→ **WHAT YOU SHOULD DO**: Copy the data below exactly.

→ **STORED DATA**:
※ ※ ※

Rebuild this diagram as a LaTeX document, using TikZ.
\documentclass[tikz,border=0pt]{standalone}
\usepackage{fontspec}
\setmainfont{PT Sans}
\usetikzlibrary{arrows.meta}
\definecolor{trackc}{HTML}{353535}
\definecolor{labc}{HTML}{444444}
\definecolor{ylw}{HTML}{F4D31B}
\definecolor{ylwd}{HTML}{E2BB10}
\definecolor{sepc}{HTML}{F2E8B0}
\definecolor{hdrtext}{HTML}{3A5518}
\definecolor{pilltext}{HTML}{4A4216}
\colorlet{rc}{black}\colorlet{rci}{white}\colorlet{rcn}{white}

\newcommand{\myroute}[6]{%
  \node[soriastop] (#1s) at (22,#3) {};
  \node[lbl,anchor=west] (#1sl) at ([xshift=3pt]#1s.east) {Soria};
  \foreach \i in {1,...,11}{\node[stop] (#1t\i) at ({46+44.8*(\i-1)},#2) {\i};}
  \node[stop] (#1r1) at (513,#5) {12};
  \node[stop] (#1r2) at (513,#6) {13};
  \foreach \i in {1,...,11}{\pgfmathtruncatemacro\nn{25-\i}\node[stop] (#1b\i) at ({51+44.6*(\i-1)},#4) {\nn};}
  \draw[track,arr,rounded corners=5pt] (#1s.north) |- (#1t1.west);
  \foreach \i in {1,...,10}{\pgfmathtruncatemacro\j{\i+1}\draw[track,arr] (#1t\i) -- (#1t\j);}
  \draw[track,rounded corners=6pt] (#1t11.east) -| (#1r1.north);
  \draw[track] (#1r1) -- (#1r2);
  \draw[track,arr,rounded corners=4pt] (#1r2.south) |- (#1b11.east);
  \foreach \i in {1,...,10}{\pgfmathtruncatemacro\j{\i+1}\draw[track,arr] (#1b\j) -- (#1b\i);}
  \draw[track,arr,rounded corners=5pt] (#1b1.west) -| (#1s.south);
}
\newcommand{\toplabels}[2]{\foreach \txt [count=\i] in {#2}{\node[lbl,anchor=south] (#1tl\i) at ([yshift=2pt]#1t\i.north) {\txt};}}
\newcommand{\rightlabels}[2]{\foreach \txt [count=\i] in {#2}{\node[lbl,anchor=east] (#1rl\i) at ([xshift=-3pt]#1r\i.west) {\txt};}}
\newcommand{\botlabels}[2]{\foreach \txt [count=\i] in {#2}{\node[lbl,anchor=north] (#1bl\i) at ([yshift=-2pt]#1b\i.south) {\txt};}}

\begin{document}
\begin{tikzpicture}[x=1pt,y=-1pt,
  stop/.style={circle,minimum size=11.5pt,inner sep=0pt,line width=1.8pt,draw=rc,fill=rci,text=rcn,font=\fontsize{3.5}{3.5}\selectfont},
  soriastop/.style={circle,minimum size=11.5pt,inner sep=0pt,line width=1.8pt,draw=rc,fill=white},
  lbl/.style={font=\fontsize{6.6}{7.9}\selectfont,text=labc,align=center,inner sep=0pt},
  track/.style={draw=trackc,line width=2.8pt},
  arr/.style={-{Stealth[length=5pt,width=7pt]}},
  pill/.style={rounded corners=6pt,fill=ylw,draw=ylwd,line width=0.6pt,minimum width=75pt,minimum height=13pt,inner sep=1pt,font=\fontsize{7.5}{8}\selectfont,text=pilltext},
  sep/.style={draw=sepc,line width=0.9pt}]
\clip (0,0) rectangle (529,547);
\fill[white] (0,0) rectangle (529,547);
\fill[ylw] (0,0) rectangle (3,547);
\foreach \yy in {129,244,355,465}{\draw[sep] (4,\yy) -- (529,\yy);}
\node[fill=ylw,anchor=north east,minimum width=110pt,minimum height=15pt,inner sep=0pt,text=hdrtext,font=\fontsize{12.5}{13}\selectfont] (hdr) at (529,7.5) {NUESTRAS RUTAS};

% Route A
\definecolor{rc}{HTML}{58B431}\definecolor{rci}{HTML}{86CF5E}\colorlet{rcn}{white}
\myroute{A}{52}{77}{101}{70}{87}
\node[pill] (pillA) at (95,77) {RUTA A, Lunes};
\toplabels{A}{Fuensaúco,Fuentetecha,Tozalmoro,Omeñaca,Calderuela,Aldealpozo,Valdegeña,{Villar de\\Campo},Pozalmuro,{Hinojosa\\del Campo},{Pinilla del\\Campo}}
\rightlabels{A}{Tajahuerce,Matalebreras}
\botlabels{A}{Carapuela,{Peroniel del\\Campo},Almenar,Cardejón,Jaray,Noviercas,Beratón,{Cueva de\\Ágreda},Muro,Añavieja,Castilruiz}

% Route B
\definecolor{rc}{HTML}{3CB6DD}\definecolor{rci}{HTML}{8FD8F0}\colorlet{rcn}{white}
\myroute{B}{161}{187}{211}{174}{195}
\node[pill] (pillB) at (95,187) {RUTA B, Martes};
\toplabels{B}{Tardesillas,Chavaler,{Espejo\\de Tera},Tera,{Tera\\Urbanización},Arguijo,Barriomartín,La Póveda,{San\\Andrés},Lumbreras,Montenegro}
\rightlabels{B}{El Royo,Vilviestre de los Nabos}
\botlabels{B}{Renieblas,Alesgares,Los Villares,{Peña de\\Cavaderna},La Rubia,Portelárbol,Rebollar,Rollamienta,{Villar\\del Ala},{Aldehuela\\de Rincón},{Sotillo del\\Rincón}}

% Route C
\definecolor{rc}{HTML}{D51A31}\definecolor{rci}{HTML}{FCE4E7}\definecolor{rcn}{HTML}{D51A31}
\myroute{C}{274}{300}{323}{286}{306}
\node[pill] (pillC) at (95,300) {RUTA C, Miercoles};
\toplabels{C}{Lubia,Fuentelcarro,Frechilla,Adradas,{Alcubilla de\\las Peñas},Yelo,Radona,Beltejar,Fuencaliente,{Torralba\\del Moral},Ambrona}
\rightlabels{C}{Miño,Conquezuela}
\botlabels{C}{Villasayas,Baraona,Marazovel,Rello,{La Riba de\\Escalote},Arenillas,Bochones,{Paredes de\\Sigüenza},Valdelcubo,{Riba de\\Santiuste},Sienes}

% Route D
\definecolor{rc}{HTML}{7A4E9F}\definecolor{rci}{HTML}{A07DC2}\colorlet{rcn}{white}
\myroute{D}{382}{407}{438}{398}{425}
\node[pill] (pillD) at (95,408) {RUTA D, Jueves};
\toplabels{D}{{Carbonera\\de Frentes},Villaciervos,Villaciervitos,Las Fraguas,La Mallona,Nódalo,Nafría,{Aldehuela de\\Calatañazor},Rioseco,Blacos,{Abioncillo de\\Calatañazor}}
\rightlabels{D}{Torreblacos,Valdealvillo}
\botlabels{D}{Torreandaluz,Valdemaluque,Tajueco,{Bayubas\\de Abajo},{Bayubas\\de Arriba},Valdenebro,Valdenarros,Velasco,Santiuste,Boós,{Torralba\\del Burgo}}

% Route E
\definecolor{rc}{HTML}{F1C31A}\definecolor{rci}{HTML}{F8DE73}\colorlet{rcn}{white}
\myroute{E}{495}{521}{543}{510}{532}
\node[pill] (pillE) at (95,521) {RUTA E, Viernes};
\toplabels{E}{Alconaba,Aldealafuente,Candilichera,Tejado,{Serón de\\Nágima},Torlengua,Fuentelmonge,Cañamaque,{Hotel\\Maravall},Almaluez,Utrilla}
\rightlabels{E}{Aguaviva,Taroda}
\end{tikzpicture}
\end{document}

※ ※ ※

→ **SOLUTION**:
Rebuild this diagram as a LaTeX document, using TikZ.
\documentclass[tikz,border=0pt]{standalone}
\usepackage{fontspec}
\setmainfont{PT Sans}
\usetikzlibrary{arrows.meta}
\definecolor{trackc}{HTML}{353535}
\definecolor{labc}{HTML}{444444}
\definecolor{ylw}{HTML}{F4D31B}
\definecolor{ylwd}{HTML}{E2BB10}
\definecolor{sepc}{HTML}{F2E8B0}
\definecolor{hdrtext}{HTML}{3A5518}
\definecolor{pilltext}{HTML}{4A4216}
\colorlet{rc}{black}\colorlet{rci}{white}\colorlet{rcn}{white}

\newcommand{\myroute}[6]{%
  \node[soriastop] (#1s) at (22,#3) {};
  \node[lbl,anchor=west] (#1sl) at ([xshift=3pt]#1s.east) {Soria};
  \foreach \i in {1,...,11}{\node[stop] (#1t\i) at ({46+44.8*(\i-1)},#2) {\i};}
  \node[stop] (#1r1) at (513,#5) {12};
  \node[stop] (#1r2) at (513,#6) {13};
  \foreach \i in {1,...,11}{\pgfmathtruncatemacro\nn{25-\i}\node[stop] (#1b\i) at ({51+44.6*(\i-1)},#4) {\nn};}
  \draw[track,arr,rounded corners=5pt] (#1s.north) |- (#1t1.west);
  \foreach \i in {1,...,10}{\pgfmathtruncatemacro\j{\i+1}\draw[track,arr] (#1t\i) -- (#1t\j);}
  \draw[track,rounded corners=6pt] (#1t11.east) -| (#1r1.north);
  \draw[track] (#1r1) -- (#1r2);
  \draw[track,arr,rounded corners=4pt] (#1r2.south) |- (#1b11.east);
  \foreach \i in {1,...,10}{\pgfmathtruncatemacro\j{\i+1}\draw[track,arr] (#1b\j) -- (#1b\i);}
  \draw[track,arr,rounded corners=5pt] (#1b1.west) -| (#1s.south);
}
\newcommand{\toplabels}[2]{\foreach \txt [count=\i] in {#2}{\node[lbl,anchor=south] (#1tl\i) at ([yshift=2pt]#1t\i.north) {\txt};}}
\newcommand{\rightlabels}[2]{\foreach \txt [count=\i] in {#2}{\node[lbl,anchor=east] (#1rl\i) at ([xshift=-3pt]#1r\i.west) {\txt};}}
\newcommand{\botlabels}[2]{\foreach \txt [count=\i] in {#2}{\node[lbl,anchor=north] (#1bl\i) at ([yshift=-2pt]#1b\i.south) {\txt};}}

\begin{document}
\begin{tikzpicture}[x=1pt,y=-1pt,
  stop/.style={circle,minimum size=11.5pt,inner sep=0pt,line width=1.8pt,draw=rc,fill=rci,text=rcn,font=\fontsize{3.5}{3.5}\selectfont},
  soriastop/.style={circle,minimum size=11.5pt,inner sep=0pt,line width=1.8pt,draw=rc,fill=white},
  lbl/.style={font=\fontsize{6.6}{7.9}\selectfont,text=labc,align=center,inner sep=0pt},
  track/.style={draw=trackc,line width=2.8pt},
  arr/.style={-{Stealth[length=5pt,width=7pt]}},
  pill/.style={rounded corners=6pt,fill=ylw,draw=ylwd,line width=0.6pt,minimum width=75pt,minimum height=13pt,inner sep=1pt,font=\fontsize{7.5}{8}\selectfont,text=pilltext},
  sep/.style={draw=sepc,line width=0.9pt}]
\clip (0,0) rectangle (529,547);
\fill[white] (0,0) rectangle (529,547);
\fill[ylw] (0,0) rectangle (3,547);
\foreach \yy in {129,244,355,465}{\draw[sep] (4,\yy) -- (529,\yy);}
\node[fill=ylw,anchor=north east,minimum width=110pt,minimum height=15pt,inner sep=0pt,text=hdrtext,font=\fontsize{12.5}{13}\selectfont] (hdr) at (529,7.5) {NUESTRAS RUTAS};

% Route A
\definecolor{rc}{HTML}{58B431}\definecolor{rci}{HTML}{86CF5E}\colorlet{rcn}{white}
\myroute{A}{52}{77}{101}{70}{87}
\node[pill] (pillA) at (95,77) {RUTA A, Lunes};
\toplabels{A}{Fuensaúco,Fuentetecha,Tozalmoro,Omeñaca,Calderuela,Aldealpozo,Valdegeña,{Villar de\\Campo},Pozalmuro,{Hinojosa\\del Campo},{Pinilla del\\Campo}}
\rightlabels{A}{Tajahuerce,Matalebreras}
\botlabels{A}{Carapuela,{Peroniel del\\Campo},Almenar,Cardejón,Jaray,Noviercas,Beratón,{Cueva de\\Ágreda},Muro,Añavieja,Castilruiz}

% Route B
\definecolor{rc}{HTML}{3CB6DD}\definecolor{rci}{HTML}{8FD8F0}\colorlet{rcn}{white}
\myroute{B}{161}{187}{211}{174}{195}
\node[pill] (pillB) at (95,187) {RUTA B, Martes};
\toplabels{B}{Tardesillas,Chavaler,{Espejo\\de Tera},Tera,{Tera\\Urbanización},Arguijo,Barriomartín,La Póveda,{San\\Andrés},Lumbreras,Montenegro}
\rightlabels{B}{El Royo,Vilviestre de los Nabos}
\botlabels{B}{Renieblas,Alesgares,Los Villares,{Peña de\\Cavaderna},La Rubia,Portelárbol,Rebollar,Rollamienta,{Villar\\del Ala},{Aldehuela\\de Rincón},{Sotillo del\\Rincón}}

% Route C
\definecolor{rc}{HTML}{D51A31}\definecolor{rci}{HTML}{FCE4E7}\definecolor{rcn}{HTML}{D51A31}
\myroute{C}{274}{300}{323}{286}{306}
\node[pill] (pillC) at (95,300) {RUTA C, Miercoles};
\toplabels{C}{Lubia,Fuentelcarro,Frechilla,Adradas,{Alcubilla de\\las Peñas},Yelo,Radona,Beltejar,Fuencaliente,{Torralba\\del Moral},Ambrona}
\rightlabels{C}{Miño,Conquezuela}
\botlabels{C}{Villasayas,Baraona,Marazovel,Rello,{La Riba de\\Escalote},Arenillas,Bochones,{Paredes de\\Sigüenza},Valdelcubo,{Riba de\\Santiuste},Sienes}

% Route D
\definecolor{rc}{HTML}{7A4E9F}\definecolor{rci}{HTML}{A07DC2}\colorlet{rcn}{white}
\myroute{D}{382}{407}{438}{398}{425}
\node[pill] (pillD) at (95,408) {RUTA D, Jueves};
\toplabels{D}{{Carbonera\\de Frentes},Villaciervos,Villaciervitos,Las Fraguas,La Mallona,Nódalo,Nafría,{Aldehuela de\\Calatañazor},Rioseco,Blacos,{Abioncillo de\\Calatañazor}}
\rightlabels{D}{Torreblacos,Valdealvillo}
\botlabels{D}{Torreandaluz,Valdemaluque,Tajueco,{Bayubas\\de Abajo},{Bayubas\\de Arriba},Valdenebro,Valdenarros,Velasco,Santiuste,Boós,{Torralba\\del Burgo}}

% Route E
\definecolor{rc}{HTML}{F1C31A}\definecolor{rci}{HTML}{F8DE73}\colorlet{rcn}{white}
\myroute{E}{495}{521}{543}{510}{532}
\node[pill] (pillE) at (95,521) {RUTA E, Viernes};
\toplabels{E}{Alconaba,Aldealafuente,Candilichera,Tejado,{Serón de\\Nágima},Torlengua,Fuentelmonge,Cañamaque,{Hotel\\Maravall},Almaluez,Utrilla}
\rightlabels{E}{Aguaviva,Taroda}
\end{tikzpicture}
\end{document}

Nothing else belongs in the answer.